Okay, so the lesson is that if you want employers to bend over backward for you, just go to Princeton, right? The point I’m trying to make is counter-intuitive and hard to swallow–that many of my peers would have been better off attending Penn State.

Many people would consider Penn State to be a less prestigious school than Lehigh. Lehigh only let in 22% of applicants this year! However, Penn State provides a pipeline for hardworking business students to make it to desirable jobs on Wall Street. Lehigh, when I attended, offered no guarantees and left many Finance and Economics graduates in purgatory. The merit of Penn State’s business program is infrequently debated on sites such as Wall Street Oasis, but at least it’s on the map. Whenever people mention Lehigh, they’re usually talking about the strength of the alumni network and how alumni respond positively to undergraduates showcasing high achievement and grit. Unfortunately, this tendency hadn’t trickled down to the career fair or jobs portal by the time I graduated.
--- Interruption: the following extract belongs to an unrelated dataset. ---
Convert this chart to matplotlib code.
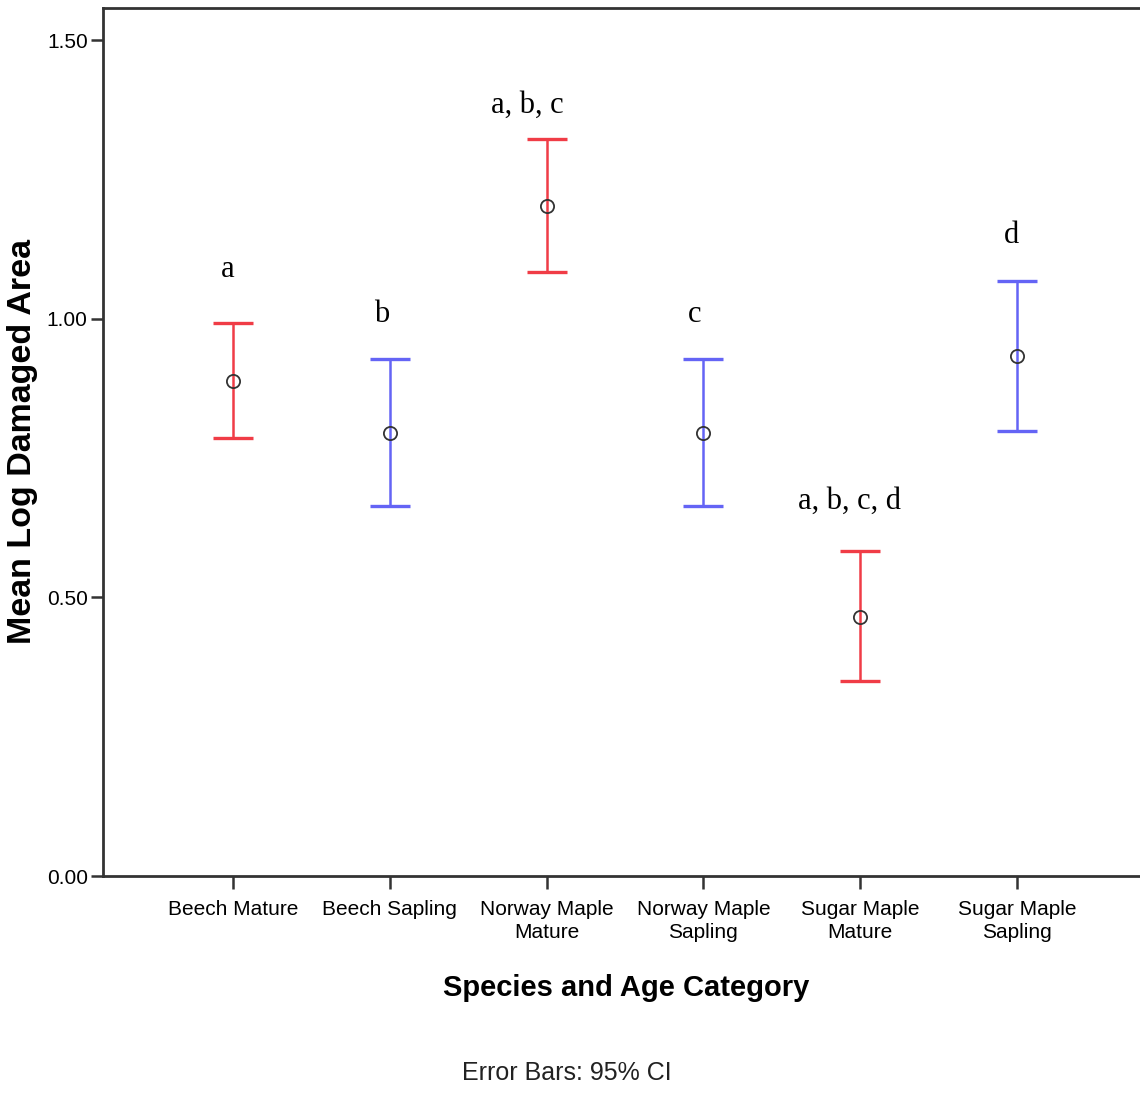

Prospective college students looking to gain employment in competitive industries need to do more research into what firms consider schools “targets” and how that may end up affecting their undergraduate journey. The availability of such opportunities may be wholly inconsistent with an individual’s perception of the prestige of a course of study. Maybe I exacerbated the issue I faced by not honestly disclosing this to the incoming students I met, but, in the end, I turned out just fine.